Cuando era pequeño, no podía perder ni siquiera a la PlayStation, o cogía un cabreo consigo mismo de tal magnitud que se pasaba horas en un rincón intentando corregir errores. Meticuloso como pocos. Un ganador nato. “Voy a ser el mejor del mundo”, repetía una y otra vez cuando sólo era un crío. Con esos 17 añitos, ya estaba en Newcastle, el mejor sitio para él. Una ciudad oscura, fría y sombría, perfecta para el duro trabajo de Jonny. ¿Su imagen más repetida? La de un chico empapado, sobre un verde césped iluminado con focos, de noche y bajo una intensa y gran lluvia golpeando el balón entre los palos una y otra vez, sin cesar.
2003, su año de consagración. El Mundial de Rugby. Partían como aspirantes, pero para nada favoritos. Él, y sólo él iba a cambiar el rumbo del equipo de las islas. Capitán, eterno capitán. Los más antiguos de lugar le consideran como “el 10” más completo de la historia. Partido a partido su leyenda se iba haciendo más grande. Ya eran semifinales. Un drop por aquí, un penalti por allá, y el equipo ya estaba en la final. Como si nada. Esperaba Australia en la final. Entre partido y partido, los entrenamientos. Dos duras horas de ejercicio para todos los ingleses. ¿Dos? No para Jonny. "Si tengo que hacer más sacrificios, y patear hasta media noche, lo haré", decía enfadado. Ahora sí, era el momento. El autobús se acercaba al estadio. A pocas horas del inicio. Todos sentados, hablando, intercambiando opiniones. Menos uno. Menos él. Sólo, en una esquina, mirando a la calle como si hubiesen pasado 30 años desde que vio por última vez la luz del día. Ya se veía el estadio, ahora sí. Es entonces cuando Jonny se levanta, coge un CD y pone, a todo volumen, “Lose Yourself” de Eminem. Una canción, que en su momento más elevado dice "Si tuvieras una oportunidad, de alcanzar todo lo que has deseado, lo harías, ¿o lo dejarías escapar?". Fantástico para él.

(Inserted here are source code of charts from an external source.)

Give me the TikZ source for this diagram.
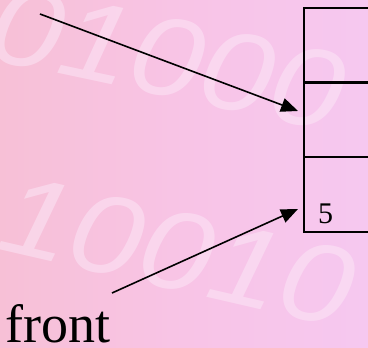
\documentclass[tikz,border=0pt]{standalone}
\usepackage{fontspec}
\setmainfont{Liberation Serif}
\newfontfamily\bgfont[FakeStretch=1.15]{Liberation Sans}
\usetikzlibrary{arrows.meta}
\definecolor{bgpink}{HTML}{F8C4E6}
\definecolor{bgsalmon}{HTML}{F7C0D6}
\definecolor{bglav}{HTML}{F6C8F0}
\definecolor{digit}{HTML}{FCE6F6}
\tikzset{
  cell/.style={draw=black, line width=2.2pt, rectangle, anchor=north west, inner sep=0pt,
    minimum width=100pt, minimum height=74.7pt},
  ptr/.style={draw=black, line width=1.6pt, -{Triangle[length=17pt,width=14pt]}},
  bgdigits/.style={text=digit, font=\bgfont\itshape\fontsize{112}{112}\selectfont, opacity=0.55, inner sep=0pt},
}
\begin{document}
\begin{tikzpicture}[x=1pt,y=-1pt]
\useasboundingbox (0,0) rectangle (368,348);
\clip (0,0) rectangle (368,348);
\shade[left color=bgsalmon, right color=bglav, middle color=bgpink] (0,0) rectangle (368,348);
% faint background digits
\node[bgdigits, rotate=-12, anchor=base west] (bga) at (-16,58) {01000};
\node[bgdigits, rotate=-13, anchor=base west] (bgb) at (-6,248) {10010};
% table
\node[cell] (c1) at (303,7) {};
\node[cell] (c2) at (303,81.5) {};
\node[cell] (c3) at (303,156) {};
\node[anchor=base west, inner sep=0pt, font=\fontsize{30}{32}\selectfont] (five) at (318,223) {5};
% label
\node[anchor=base west, inner sep=0pt, font=\fontsize{54}{60}\selectfont] (front) at (5,342) {front};
% pointers
\coordinate (s1) at (40,14);
\coordinate (t1) at (298,111);
\coordinate (s2) at (112,293);
\coordinate (t2) at (298,209);
\draw[ptr] (s1) -- (t1);
\draw[ptr] (s2) -- (t2);
\end{tikzpicture}
\end{document}
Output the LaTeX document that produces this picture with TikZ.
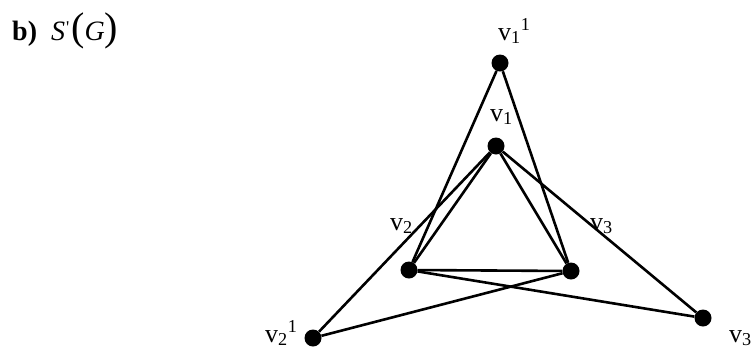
\documentclass[tikz,border=0pt]{standalone}
\usepackage{fontspec}
\setmainfont{Liberation Serif}
\begin{document}
\begin{tikzpicture}[x=1pt,y=-1pt,
  vtx/.style={circle,fill=black,inner sep=0pt,minimum size=17pt},
  lbl/.style={anchor=base west,inner sep=0pt,font=\fontsize{26}{30}\selectfont},
  edge/.style={line width=2.6pt}]
\useasboundingbox (0,0) rectangle (756,349);
\node[lbl,font=\fontsize{28}{32}\selectfont] (title) at (12,40) {\textbf{b)}\hspace{14pt}\textit{S}\kern1pt\raisebox{7pt}{\fontsize{18}{18}\selectfont\textquotesingle}\kern2pt{\fontsize{40}{40}\selectfont (}\textit{G}{\fontsize{40}{40}\selectfont )}};
\node[vtx] (v1p) at (500,63) {};
\node[vtx] (v1) at (496,146) {};
\node[vtx] (v2) at (409,270) {};
\node[vtx] (v3) at (571,271) {};
\node[vtx] (v2p) at (313,338) {};
\node[vtx] (v3p) at (703,318) {};
\draw[edge] (v1) -- (v2) -- (v3) -- (v1);
\draw[edge] (v1p) -- (v2);
\draw[edge] (v1p) -- (v3);
\draw[edge] (v2p) -- (v1);
\draw[edge] (v2p) -- (v3);
\draw[edge] (v3p) -- (v1);
\draw[edge] (v3p) -- (v2);
\node[lbl] (l1p) at (498,40) {v\textsubscript{1}\textsuperscript{1}};
\node[lbl] (l1) at (490,121) {v\textsubscript{1}};
\node[lbl] (l2) at (390,230) {v\textsubscript{2}};
\node[lbl] (l3) at (590,230) {v\textsubscript{3}};
\node[lbl] (l2p) at (265,342) {v\textsubscript{2}\textsuperscript{1}};
\node[lbl] (l3p) at (729,342) {v\textsubscript{3}};
\end{tikzpicture}
\end{document}
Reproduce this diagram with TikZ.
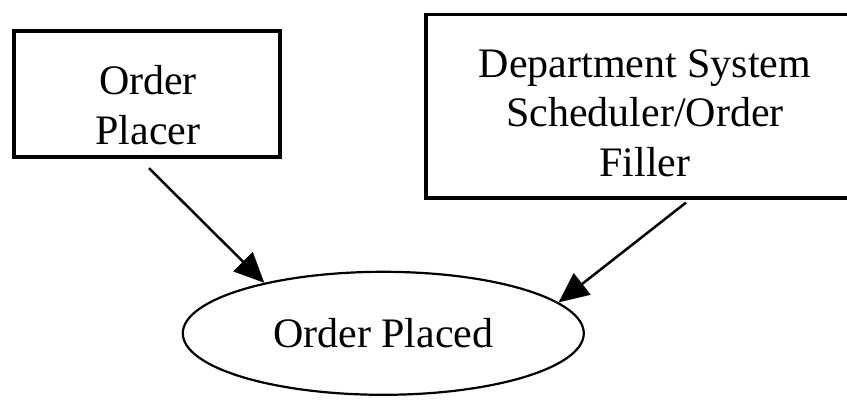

Pero es entonces, ya no había vuelta atrás, cuando los demás se dan cuenta de la magnitud del partido. El árbitro ya había pitado y Jonny llevaba jugando el partido durante horas en su cabeza. Él iba ganando, pero el marcador aún no lo sabía. 17-17 y casi nada por jugarse. Fue entonces, pidió la pelota, como siempre, se decidió a lanzar desde lejos, desde muy lejos. El tiempo se paró, cada segundo se hacía una eternidad, pero él lo sabía, había entrado. 20-17, con ¡15 puntos suyos! Una brutalidad, una barbaridad. “Wilko” lo había hecho. Ya lo había conseguido, como había prometido, era el mejor jugador del mundo.
Estalló la “Wilkinsonmanía”. Su postura de lanzamiento: Culo en pompa, codos flexionados, apoyado en la rodilla. Nadie le desconocía ya. Incluso, recuerdo como José María Bonilla llamaba a Ibagaza un día tras mandar un penalti a la grada Ariel “Wilkinson” Ibagaza, por el lanzamiento que parecía un chut a palos. Adidas le firmó, le puso a la altura de Beckham. Ambos rodaron spots publicitarios. Era un reclamo.
Y cuando parece que nada ni nadie puede contigo, aparecen. Lesiones. Ligamentos, meniscos, codo, riñón, de todos los tipos y de todos los colores. 4 largos años apartado de “su rosa” por la mala suerte. Nunca volvió a ese nivel en el “15” nacional.
Y es hoy cuando “Wilko”, tras saber que ya no puede aportar mucho al equipo, decide colgar las botas. El mejor jugador de toda la historia de Inglaterra nos dice adiós. La rosa se marchita.